The State Department on May 15 pulled non-emergency US personnel from its embassy in Baghdad and the consulate in Erbil, while allied training of US-backed forces inside Iraq also was canceled as tensions with Iran continue to rise.
The State Department ordered the personnel to leave Iraq by commercial transportation “as soon as possible,” and to avoid US facilities inside the country, according to a security alert. Senior US officials, including those in the Pentagon, have said there are “very, very credible” threats from Iran. In statement released May 14, US Central Command said an attack is “possibly imminent.”
Also on May 15, Germany and the Netherlands paused all training operations of Iraqi security forces in the country because of an “unspecified threat,” according to Reuters.
The Trump administration on May 16 will brief the top leaders of the House and Senate along with leaders of both intelligence committees on Iranian threats to US personnel and facilities in the Middle East, two Democratic sources told Politico.

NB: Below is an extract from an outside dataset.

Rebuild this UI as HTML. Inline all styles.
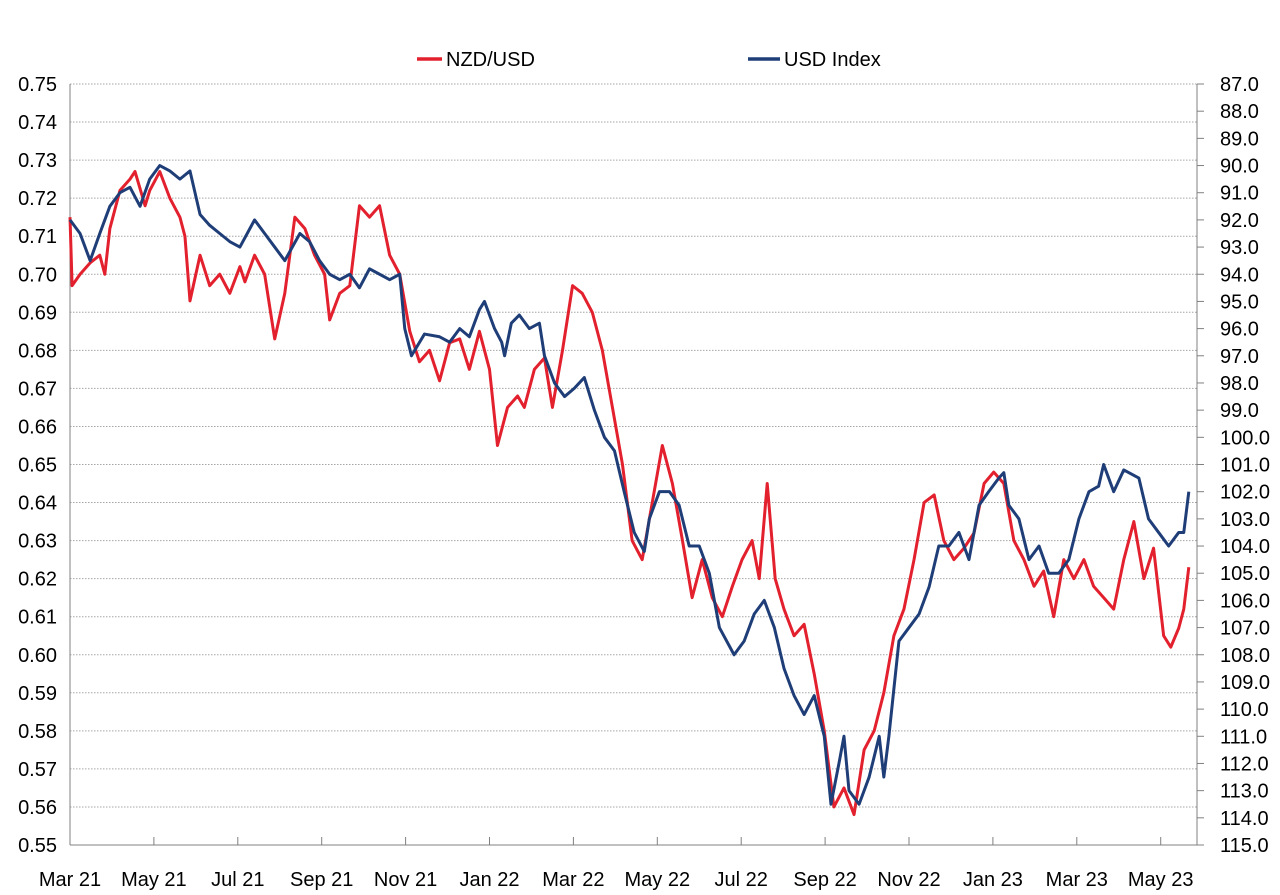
<!DOCTYPE html>
<html><head><meta charset="utf-8"><style>
body{margin:0;background:#fff;}
svg{display:block;font-family:"Liberation Sans",Calibri,sans-serif;}
</style></head><body>
<svg id="chart" width="1280" height="895">
<g id="grid"></g>
<g id="axes"></g>
<g id="series"></g>
<g>
<line x1="417" y1="59" x2="442" y2="59" stroke="#e3202d" stroke-width="3.5"/>
<text x="446" y="66" font-size="20">NZD/USD</text>
<line x1="748" y1="59" x2="780" y2="59" stroke="#1f3e78" stroke-width="3.5"/>
<text x="784" y="66" font-size="20">USD Index</text>
</g>
</svg>
<script>
const monthLabels=["Mar 21","May 21","Jul 21","Sep 21","Nov 21","Jan 22","Mar 22","May 22","Jul 22","Sep 22","Nov 22","Jan 23","Mar 23","May 23"];
const leftTicks=[0.75,0.74,0.73,0.72,0.71,0.70,0.69,0.68,0.67,0.66,0.65,0.64,0.63,0.62,0.61,0.60,0.59,0.58,0.57,0.56,0.55];
const rightTicks=[87,88,89,90,91,92,93,94,95,96,97,98,99,100,101,102,103,104,105,106,107,108,109,110,111,112,113,114,115];
// time in months since Mar 2021
const nzdT=[0,0.05,0.24,0.48,0.71,0.83,0.95,1.19,1.43,1.55,1.79,1.9,2.14,2.38,2.62,2.74,2.86,3.1,3.33,3.57,3.81,4.05,4.17,4.4,4.64,4.88,5.12,5.36,5.6,5.83,6.07,6.19,6.43,6.67,6.9,7.14,7.38,7.62,7.86,8.1,8.33,8.57,8.81,9.05,9.29,9.52,9.76,10,10.19,10.43,10.67,10.83,11.07,11.31,11.5,11.74,11.98,12.21,12.45,12.69,12.93,13.17,13.4,13.64,13.88,14.12,14.36,14.6,14.83,15.07,15.31,15.55,15.79,16.02,16.26,16.43,16.62,16.81,17.02,17.26,17.5,17.74,17.98,18.21,18.45,18.69,18.93,19.17,19.4,19.64,19.88,20.12,20.36,20.6,20.83,21.07,21.31,21.55,21.79,22.02,22.26,22.5,22.74,22.98,23.21,23.45,23.69,23.93,24.17,24.4,24.64,24.88,25.12,25.36,25.6,25.83,26.07,26.24,26.43,26.55,26.67];
const nzdVals=[0.715,0.697,0.700,0.703,0.705,0.700,0.712,0.722,0.725,0.727,0.718,0.722,0.727,0.720,0.715,0.710,0.693,0.705,0.697,0.700,0.695,0.702,0.698,0.705,0.700,0.683,0.695,0.715,0.712,0.705,0.700,0.688,0.695,0.697,0.718,0.715,0.718,0.705,0.700,0.685,0.677,0.680,0.672,0.682,0.683,0.675,0.685,0.675,0.655,0.665,0.668,0.665,0.675,0.678,0.665,0.680,0.697,0.695,0.690,0.680,0.665,0.650,0.630,0.625,0.640,0.655,0.645,0.630,0.615,0.625,0.615,0.610,0.618,0.625,0.630,0.620,0.645,0.620,0.612,0.605,0.608,0.595,0.580,0.560,0.565,0.558,0.575,0.580,0.590,0.605,0.612,0.625,0.640,0.642,0.630,0.625,0.628,0.632,0.645,0.648,0.645,0.630,0.625,0.618,0.622,0.610,0.625,0.620,0.625,0.618,0.615,0.612,0.625,0.635,0.620,0.628,0.605,0.602,0.607,0.612,0.623];
const usdT=[0,0.24,0.48,0.71,0.95,1.19,1.43,1.67,1.9,2.14,2.38,2.62,2.86,3.1,3.33,3.57,3.81,4.05,4.4,4.64,4.88,5.12,5.48,5.71,5.95,6.19,6.43,6.67,6.9,7.14,7.38,7.62,7.86,7.98,8.14,8.45,8.81,9.05,9.29,9.52,9.76,9.88,10,10.12,10.29,10.36,10.52,10.71,10.95,11.19,11.31,11.55,11.79,12.02,12.26,12.5,12.74,12.98,13.21,13.45,13.69,13.81,14.05,14.29,14.52,14.76,15,15.24,15.48,15.83,16.07,16.31,16.55,16.79,17.02,17.26,17.5,17.74,17.98,18.14,18.33,18.45,18.57,18.81,19.05,19.29,19.4,19.52,19.76,20,20.24,20.48,20.71,20.95,21.19,21.43,21.67,21.9,22.14,22.26,22.38,22.62,22.86,23.1,23.33,23.57,23.81,24.05,24.29,24.52,24.64,24.88,25.12,25.48,25.71,25.95,26.19,26.43,26.55,26.67];
const usdVals=[92.0,92.5,93.5,92.5,91.5,91.0,90.8,91.5,90.5,90.0,90.2,90.5,90.2,91.8,92.2,92.5,92.8,93.0,92.0,92.5,93.0,93.5,92.5,92.8,93.5,94.0,94.2,94.0,94.5,93.8,94.0,94.2,94.0,96.0,97.0,96.2,96.3,96.5,96.0,96.3,95.3,95.0,95.5,96.0,96.5,97.0,95.8,95.5,96.0,95.8,97.0,98.0,98.5,98.2,97.8,99.0,100.0,100.5,102.0,103.5,104.2,103.0,102.0,102.0,102.5,104.0,104.0,105.0,107.0,108.0,107.5,106.5,106.0,107.0,108.5,109.5,110.2,109.5,111.0,113.5,112.0,111.0,113.0,113.5,112.5,111.0,112.5,111.0,107.5,107.0,106.5,105.5,104.0,104.0,103.5,104.5,102.5,102.0,101.5,101.3,102.5,103.0,104.5,104.0,105.0,105.0,104.5,103.0,102.0,101.8,101.0,102.0,101.2,101.5,103.0,103.5,104.0,103.5,103.5,102.0];

const NS="http://www.w3.org/2000/svg";
const X0=70,X1=1197,Y0=84,Y1=845,PXM=41.95;
const xS=t=>X0+t*PXM;
const yL=v=>Y1-(v-0.55)/(0.20)*(Y1-Y0);
const yR=v=>Y0+(v-87)/28*(Y1-Y0);
function mk(tag,attrs,parent){const e=document.createElementNS(NS,tag);for(const k in attrs)e.setAttribute(k,attrs[k]);parent.appendChild(e);return e;}
const grid=document.getElementById('grid'),axes=document.getElementById('axes'),series=document.getElementById('series');
leftTicks.forEach(v=>{
  const y=yL(v);
  const l=mk('line',{x1:X0,x2:X1,y1:y,y2:y,stroke:'#a6a6a6','stroke-width':1,'stroke-dasharray':'1.5,1.5'},grid);
  
  
  const t=mk('text',{x:57,y:y+7,'font-size':20,'text-anchor':'end'},axes);
  t.textContent=v.toFixed(2);
  
  
});
rightTicks.forEach(v=>{
  const y=yR(v);
  const l=mk('line',{x1:X1,x2:X1+7,y1:y,y2:y,stroke:'#808080','stroke-width':1},axes);
  
  
  const t=mk('text',{x:1220,y:y+7,'font-size':20},axes);
  t.textContent=v.toFixed(1);
  
  
});
monthLabels.forEach((m,i)=>{
  const x=xS(i*2);
  const l=mk('line',{x1:x,x2:x,y1:Y1,y2:Y1-8,stroke:'#808080','stroke-width':1},axes);
  
  
  const t=mk('text',{x:x,y:886,'font-size':20,'text-anchor':'middle'},axes);
  t.textContent=m;
  
  
});
[[X0,Y0,X0,Y1],[X0,Y1,X1,Y1],[X1,Y0,X1,Y1]].forEach(a=>{
  const l=mk('line',{x1:a[0],y1:a[1],x2:a[2],y2:a[3],stroke:'#808080','stroke-width':1},axes);
  
  
});
const pN=mk('polyline',{fill:'none',stroke:'#e3202d','stroke-width':3,'stroke-linejoin':'round',points:nzdT.map((t,i)=>xS(t)+','+yL(nzdVals[i])).join(' ')},series);


const pU=mk('polyline',{fill:'none',stroke:'#1f3e78','stroke-width':3,'stroke-linejoin':'round',points:usdT.map((t,i)=>xS(t)+','+yR(usdVals[i])).join(' ')},series);


</script>
</body></html>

CENTCOM has said it increased its security posture due to the threats, walking back claims made by the No. 2 leader of Combined Joint Task Force-Inherent Resolve hours earlier that there were no worrying threats. The UK Ministry of Defense on Wednesday said British Army Maj. Gen. Christopher Ghika’s comments are based on “day to day military operations” in the fight against ISIS, and that there are a “range of threats” to US and coalition forces in the region.
The US military recently deployed four B-52s, along with the USS Abraham Lincoln Strike Group and other naval vessels to the region, and announced a Patriot missile battery will also deploy.